FERC issued an order last week denying allegations that FERC Chairman Pat Wood and Commissioner Nora M. Brownell during a March conference call gave Wall Street analysts the heads up on how they intended to vote in pending cases involving manipulation of western energy markets. An agency spokesman defended the two as well.

In comments filed last Tuesday, Kevin F. Cadden, director of FERC’s Office of External Affairs, confirmed that Wood and Brownell participated in a conference call with Wall Street analysts on March 26, but he said it took place after the regular meeting that day during which the agency issued several major rulings related to energy supplier activities in western markets.

“At no time did I hear the chairman or Commissioner Brownell say anything substantively different [during the conference call]” than was said at the open meeting on March 26 or at the subsequent press conference with reporters, said Cadden, who noted he was present during the conference call. He said the call was arranged at his direction by a member of his staff.

“I attempted to reach everyone on the conference call to ascertain if a tape of the call existed so that it could be included in the record. Unfortunately, none of the people who I spoke with taped the call,” he said.

Meanwhile, the Commission in its order directed staff to place a summary of the analyst conference call and transcript of the press briefing in the record of a contract renegotiation case, which involves Southern California Water Co. and Public Utility District No. 1 of Snohomish County, WA [EL02-28]. The information about the conference call and press briefing has been posted to FERC’s web site. The two parties had filed protests at FERC earlier this month, claiming that the briefings were prohibited off-the-record communications.

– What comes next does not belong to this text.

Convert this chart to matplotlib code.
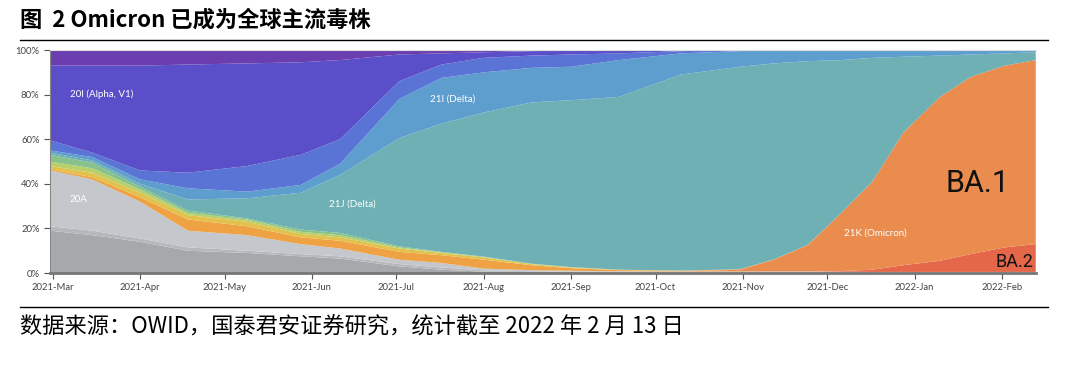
import matplotlib
matplotlib.use("Agg")
import matplotlib.pyplot as plt
import matplotlib.dates as mdates
import pandas as pd

# 采样日期
dates = ["2021-02-28", "2021-03-15", "2021-04-01", "2021-04-18", "2021-05-09", "2021-05-28",
         "2021-06-11", "2021-07-02", "2021-07-17", "2021-08-01", "2021-08-18", "2021-09-01",
         "2021-09-18", "2021-10-10", "2021-10-31", "2021-11-12", "2021-11-24", "2021-12-06",
         "2021-12-17", "2021-12-28", "2022-01-10", "2022-01-21", "2022-02-02", "2022-02-13"]

# 各变异株占比（%），自下而上堆叠
other_dark = [19, 17, 14, 10, 9, 7.5, 6.5, 3, 1.5, 0.6, 0.5, 0.4, 0.3, 0.3, 0.3, 0.3, 0.3, 0.3, 0.2, 0.2, 0.2, 0.2, 0.2, 0.2]
other_mid = [2, 2, 1.5, 1.5, 1, 1, 1, 1, 1, 0.6, 0.3, 0.2, 0.2, 0.2, 0.2, 0.2, 0.2, 0.2, 0.2, 0.2, 0.2, 0.2, 0.2, 0.2]
clade_20a = [25, 23, 16.5, 7.5, 7, 4.5, 3.5, 2, 2, 0.8, 0.5, 0.4, 0.3, 0.2, 0.2, 0.2, 0.2, 0.1, 0.1, 0.1, 0.1, 0.1, 0.1, 0.1]
ba2 = [0] * 17 + [0.3, 1, 3, 5, 8, 11, 12.5]
ba1 = [0] * 14 + [0.8, 5.3, 11.8, 26.1, 39.5, 59.5, 73.5, 79.5, 81.5, 82.5]
clade_orange = [0.5, 1, 2, 5, 4, 3, 3.5, 3.5, 3.5, 4, 2.2, 1.2, 0.5, 0.3, 0.2, 0.1, 0.1, 0, 0, 0, 0, 0, 0, 0]
clade_yellow = [1.5, 2, 2, 2, 2, 1.5, 1.5, 1.5, 1, 1, 0.5, 0.3, 0.2, 0.1] + [0] * 10
clade_ygreen = [2, 2, 1.5, 1, 1, 1, 1, 0.5, 0.3, 0.2, 0.1, 0.1] + [0] * 12
clade_green = [3, 2.5, 1.2, 1, 0.5, 1, 1, 0.5, 0.2, 0.2, 0.1, 0.1] + [0] * 12
delta_21j = [1, 1, 1.3, 5, 9, 16.5, 26, 48.5, 57.5, 64.6, 72.3, 74.8, 77.5, 87.9, 90.8, 87.9,
             82.4, 68.5, 55.5, 34, 18.5, 10, 5.5, 3.5]
delta_21i = [1, 1.5, 2, 5, 3, 3.5, 5, 17.5, 20.5, 18, 15.5, 15, 16.5, 9.5, 7, 6, 5, 4.5, 3.5,
             3, 2.5, 2, 1.5, 1]
clade_blue = [4.5, 2, 4, 7, 11.5, 13.5, 11, 8, 6, 6.5, 5.5, 5.5, 3, 1, 0.5] + [0] * 9
alpha_20i = [33.5, 39, 47, 48.5, 46, 41.5, 35.5, 12, 5, 2.5, 2, 1.8, 1.5, 0.5] + [0] * 10
clade_purple = [7, 7, 7, 6.5, 6, 5.5, 4.5, 2, 1.5, 1, 0.5, 0.2] + [0] * 12

layers = [other_dark, other_mid, clade_20a, ba2, ba1, clade_orange, clade_yellow,
          clade_ygreen, clade_green, delta_21j, delta_21i, clade_blue, alpha_20i, clade_purple]
colors = ["#a7a8ac", "#b6b8bc", "#c4c7cb", "#e4674a", "#e98c4e", "#efa244", "#e2c24d",
          "#b9cf6b", "#86c28a", "#6fb0b4", "#5d9ecf", "#5a74d6", "#5a4fc8", "#6a3eae"]

x = pd.to_datetime(dates)
cjk = ["Noto Sans CJK SC", "DejaVu Sans"]

fig = plt.figure(figsize=(10.68, 3.72), dpi=100)
ax = fig.add_axes([0.0468, 0.266, 0.923, 0.5995])

ax.stackplot(x, *layers, colors=colors, linewidth=0)

ax.set_xlim(x[0], x[-1])
ax.set_ylim(0, 100)

ticks = pd.date_range("2021-03-01", "2022-02-01", freq="MS")
ax.set_xticks(ticks)
ax.xaxis.set_major_formatter(mdates.DateFormatter("%Y-%b"))
ax.set_yticks([0, 20, 40, 60, 80, 100])
ax.set_yticklabels(["0%", "20%", "40%", "60%", "80%", "100%"])
ax.tick_params(axis="both", labelsize=6.8, colors="#555555", length=4, width=0.8,
               labelcolor="#444444")
for lab in ax.get_xticklabels() + ax.get_yticklabels():
    lab.set_family("Lato")

ax.spines["right"].set_visible(False)
ax.spines["top"].set_color("#dddddd")
ax.spines["left"].set_color("#888888")
ax.spines["bottom"].set_color("#777777")
ax.spines["bottom"].set_linewidth(2)

# 区域标签
lbl = dict(color="white", fontsize=7, family="Lato", ha="left", va="center")
ax.text(pd.Timestamp("2021-03-07"), 80, "20I (Alpha, V1)", **lbl)
ax.text(pd.Timestamp("2021-03-07"), 33, "20A", **lbl)
ax.text(pd.Timestamp("2021-07-13"), 78, "21I (Delta)", **lbl)
ax.text(pd.Timestamp("2021-06-07"), 31, "21J (Delta)", **lbl)
ax.text(pd.Timestamp("2021-12-07"), 18, "21K (Omicron)", **lbl)
ax.text(pd.Timestamp("2022-01-12"), 40, "BA.1", fontsize=22, color="#111111", ha="left",
        va="center", family="Roboto")
ax.text(pd.Timestamp("2022-02-12"), 5, "BA.2", fontsize=13, color="#111111", ha="right",
        va="center", family="Roboto")

# 标题与来源
fig.text(20 / 1068, 1 - 20 / 372, "图  2 Omicron 已成为全球主流毒株", fontsize=16,
         fontweight="bold", family=cjk, ha="left", va="center")
fig.add_artist(plt.Line2D([20 / 1068, 1048 / 1068], [1 - 40 / 372] * 2, color="black", lw=1))
fig.add_artist(plt.Line2D([20 / 1068, 1048 / 1068], [1 - 307 / 372] * 2, color="black", lw=1))
fig.text(20 / 1068, 1 - 327 / 372, "数据来源：OWID，国泰君安证券研究，统计截至 2022 年 2 月 13 日",
         fontsize=16, family=cjk, ha="left", va="center")

fig.savefig("out.png", dpi=100)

The FERC order disputed the charges, saying Wood and Brownell “did not offer any information or viewpoints that had not already been discussed at the open meeting on the record.” Nor, it added, had the Commissioners “prejudged the issues here.” It further rejected the parties’ pleas for Wood and Brownell to recuse themselves from oral arguments in the case, which were held last Wednesday.

FERC’s Cadden apparently filed his “revised” summary of the conference call after Sen. Joseph Lieberman of Connecticut, ranking Democrat on the Governmental Affairs Committee, and Sen. Maria Cantwell (D-WA) asked Department of Energy Inspector General Gregory H. Friedman to look into the matter in a letter last Tuesday.

At a minimum, the senators called on Friedman to examine a series of questions — who were the analysts that participated in the call, who at FERC set up the call, and are conference calls with select groups a routine practice at the Commission. The Commission last week released the names of about 20 analysts who were invited to participate in the conference call.

The two lawmakers cited a March 28 Wall Street Journal article, which reported that Wood and Brownell “held a password-protected conference call with a select group of Wall Street analysts” on or about March 26. FERC’s Cadden said the pass code for the call was “Cadden.”

“According to this [WSJ] report, the conference call included a discussion of several cases pending before the Commission involving the abrogation of long-term power supply contracts signed during the California energy crisis; the report further suggests that, in the course of the call, the Commissioners indicated how they expected to vote on these pending matters,” Lieberman and Cantwell said.

The conference was held at about 4:08 p.m. EST, which was after the FERC meeting and after the Commissioners had voted on several western market-related cases, according to Cadden. The agency did not rule, however, on whether to annul high-priced contracts that were negotiated during the western energy crisis. Brownell told the analysts that “while the Commission [was] still uncovering and reviewing new evidence in the contract cases, …it was her opinion…that at this point in time she was probably the most fervent in her view that what she has looked at so far would not cause her to abrogate contracts,” the FERC spokesman recalled.

The conference call could be a violation of FERC rules that bar Commissioners from engaging in off-the-record communications about contested proceedings with anyone outside of the agency, as well as other governmental regulations, Lieberman and Cantwell allege.

In addition to possibly violating ex-parte communication rules, Lieberman and Cantwell said they were “troubled” that Wood and Brownell chose to provide the information “only to a select audience of certain Wall Street analysts,” and that they may have “impermissibly prejudged the significant matters pending before them.”